Abstract Medium and large construction projects typically involve multiple structural consultants who use a wide range of structural analysis applications. These applications and technologies have inadequate interoperability and there is still a dearth of investigations addressing interoperability issues in the structural engineering domain. This paper proposes a novel approach which combines an industry foundation classes (IFC)-based Unified Information Model with a number of algorithms to enhance the interoperability: (a) between architectural and structural models, and (b) among multiple structural analysis models (bidirectional conversion or round tripping). The proposed approach aims to achieve the conversion by overcoming the inconsistencies in data structures, representation logics and syntax used in different software applications. The approach was implemented in both Client Server (C/S) and Browser Server (B/S) environments to enable central and remote collaboration among geographically dispersed users. The platforms were tested in four large real-life projects. The testing involved four key scenarios: (a) the bidirectional conversion among four structural analysis tools; (b) the comparison of the conversion via the proposed approach with the conversion via direct links among the involved tools; (c) the direct export from an IFC-based architectural tool through the Application Program Interface (API), and (d) the conversion and visualization of structural analysis results.
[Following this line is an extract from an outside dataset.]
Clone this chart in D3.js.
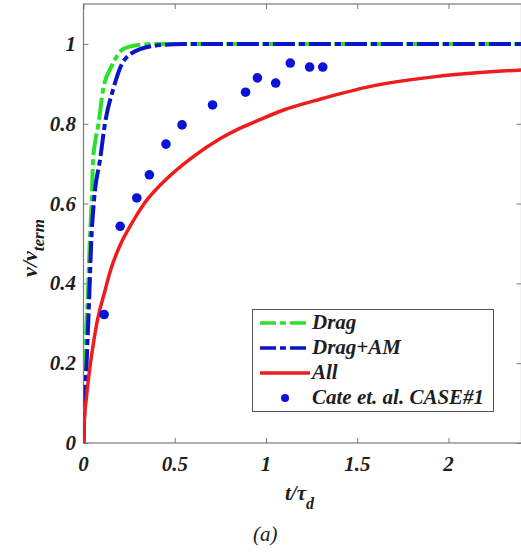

All these scenarios were successfully performed and tested in four significant case studies. In particular, the conversion among the four structural analysis applications (ETABS, SAP2000, ANSYS and MIDAS) was successfully tested for all possible conversion routes among the four applications in two of the case studies (i.e., Project A and Project B). The first four steps of natural mode shapes and their natural vibration periods were calculated and compared with the converted models. They were all achieved within a standard deviation of 0.1 s and 0.2 s in Project A and Project B, respectively, indicating an accurate conversion.